Deve-se prestar atenção à lei 12.813, de 16 de maio de 2013, que regula cenários de potenciais conflitos de interesses envolvendo ocupantes de cargo ou emprego no Poder Executivo federal, os requisitos e restrições a ocupantes de cargo ou emprego que tenham acesso a informações privilegiadas, os impedimentos posteriores ao exercício do cargo ou emprego e as competências para fiscalização, avaliação e prevenção de conflitos de interesses.
O legislador federal avançou fortemente na proteção da ética pública e dos princípios insculpidos no artigo 37 da Constituição, combatendo a patrimonialização das funções públicas e a formação de ambientes propensos à promiscuidade e à corrupção. Mas é importante ter cautela com essa tendência de aumento do espectro sancionatório dos tentáculos estatais, na medida em que pode traduzir novos espaços para corrupção, extorsões ou abusos de poder.
Submetem-se ao regime desta nova lei os ministros, os ocupantes de cargos de natureza especial ou equivalentes, os presidentes, vice-presidentes, diretores ou equivalentes de autarquias, fundações públicas, empresas públicas ou sociedades de economia mista, além daqueles que ocupam cargos de grupo de direção e assessoramento superiores, com DAS níveis 6 e 5 ou equivalentes. A expressão “ou equivalentes” abre margem para enquadramento de outras categorias funcionais não descritas na lei.
A lei 12.813/13 considera conflito de interesses o confronto entre interesses públicos e privados, que possa comprometer o interesse coletivo ou influenciar, de maneira imprópria, o desempenho da função pública. Essa espécie de função é regida pelos princípios de moralidade, impessoalidade, eficiência e publicidade, de modo que não pode atender, de forma oculta ou subterrânea, em desvio de finalidade, interesses subalternos.

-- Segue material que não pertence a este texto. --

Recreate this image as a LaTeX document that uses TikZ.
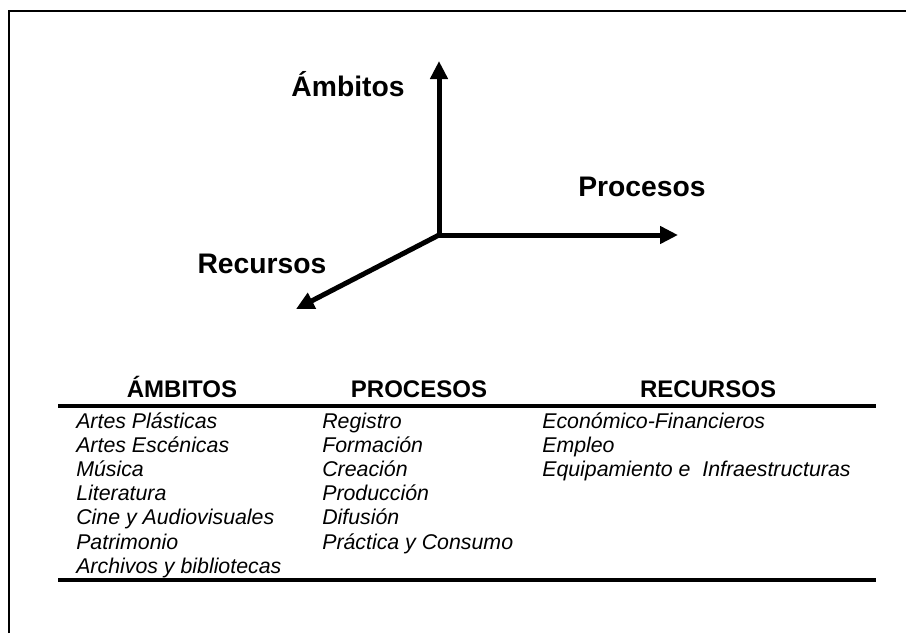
\documentclass[tikz,border=0pt]{standalone}
\usepackage{fontspec}
\setmainfont{Liberation Sans}
\usetikzlibrary{arrows.meta}

\begin{document}
\begin{tikzpicture}[x=0.75pt,y=-0.75pt]
	\tikzstyle{marco}=[line width=1.5pt];
	\tikzstyle{eje}=[line width=3.75pt,-{Triangle[length=13.5pt,width=12.75pt]}];
	\tikzstyle{regla}=[line width=3pt];
	\tikzstyle{rotulo}=[anchor=base,inner sep=0pt,font=\fontsize{21.2}{25}\selectfont\bfseries];
	\tikzstyle{cabeza}=[anchor=base,inner sep=0pt,font=\fontsize{18}{21}\selectfont\bfseries];
	\tikzstyle{item}=[anchor=base west,inner sep=0pt,font=\fontsize{16}{19}\selectfont\itshape];

	\useasboundingbox (0,0) rectangle (906,633);
	\draw[marco] (9,633) -- (9,11) -- (906,11);

	% ejes
	\coordinate (o)   at (439,235);
	\coordinate (amb) at (439,61);
	\coordinate (pro) at (678,235);
	\coordinate (rec) at (296,309);
	\draw[eje] (o) -- (amb);
	\draw[eje] (o) -- (pro);
	\draw[eje] (o) -- (rec);
	\node[rotulo] (tamb) at (348,96)  {Ámbitos};
	\node[rotulo] (tpro) at (642,196) {Procesos};
	\node[rotulo] (trec) at (262,273) {Recursos};

	% tabla
	\node[cabeza] (hamb) at (182,397) {ÁMBITOS};
	\node[cabeza] (hpro) at (419,397) {PROCESOS};
	\node[cabeza] (hrec) at (708,397) {RECURSOS};
	\draw[regla] (58,406) -- (876,406);
	\draw[regla] (58,580) -- (876,580);

	\node[item] (a1) at (76,428)   {Artes Plásticas};
	\node[item] (a2) at (76,452.2) {Artes Escénicas};
	\node[item] (a3) at (76,476.4) {Música};
	\node[item] (a4) at (76,500.6) {Literatura};
	\node[item] (a5) at (76,524.8) {Cine y Audiovisuales};
	\node[item] (a6) at (76,549)   {Patrimonio};
	\node[item] (a7) at (76,573.2) {Archivos y bibliotecas};

	\node[item] (p1) at (322,428)   {Registro};
	\node[item] (p2) at (322,452.2) {Formación};
	\node[item] (p3) at (322,476.4) {Creación};
	\node[item] (p4) at (322,500.6) {Producción};
	\node[item] (p5) at (322,524.8) {Difusión};
	\node[item] (p6) at (322,549)   {Práctica y Consumo};

	\node[item] (r1) at (542,428)   {Económico-Financieros};
	\node[item] (r2) at (542,452.2) {Empleo};
	\node[item] (r3) at (542,476.4) {Equipamiento e\ \ Infraestructuras};
\end{tikzpicture}
\end{document}
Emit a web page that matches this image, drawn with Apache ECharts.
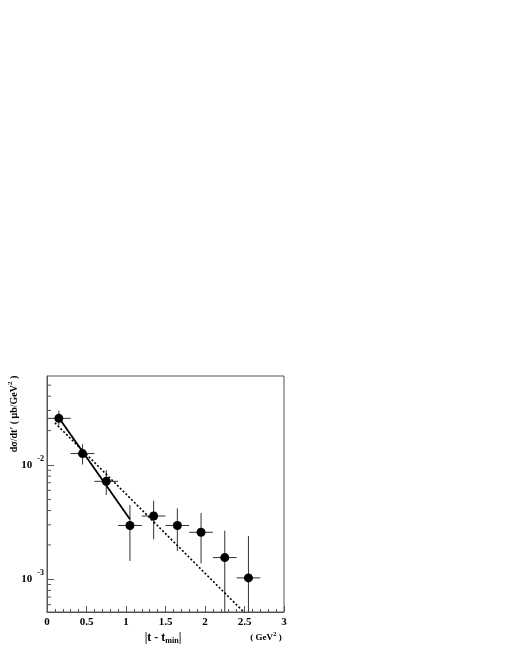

Noutras palavras, é possível aceitar a convergência de interesses públicos e privados em decorrência do exercício de funções públicas. Mas o que preside essas relações é o princípio da publicidade e da transparência, de tal sorte que haja potencial controlabilidade sobre os atos dos agentes públicos e seus interesses.
O legislador institucionaliza um conceito aberto, que deverá ser explicitado caso a caso pelas autoridades administrativas, em especial a CGU ou a Comissão de Ética Pública do Governo federal, em regulamentações específicas. Há duas ordens distintas de normatização emanada do Poder Executivo Federal: as normas infralegais e as decisões sobre os casos individuais. Sem essa explicitação normativa pela CGU e pela Comissão de Ética, não há possibilidade de configuração do suporte fático para ilícitos mais graves.
Na raiz do conflito de interesses está uma transgressão aos princípios da moralidade, da impessoalidade e da eficiência administrativas. O conflito, por si só, pode traduzir um problema ético, moral ou jurídico. E só assumirá contornos de ilícito administrativo se violar princípios norteadores da administração pública e deveres relacionados à boa-fé do agente público no caso concreto. Do contrário, as situações de potenciais conflitos podem ser tantas que, aparentemente, ensejariam múltiplos desdobramentos, com instâncias diversas dotadas de competências para apreciá-los, como ocorre com a esfera política de responsabilidade. Nem todo conflito haverá de configurar automaticamente improbidade administrativa, nos termos da lei 8.429/92, pois será necessário avaliar, caso a caso, a gravidade.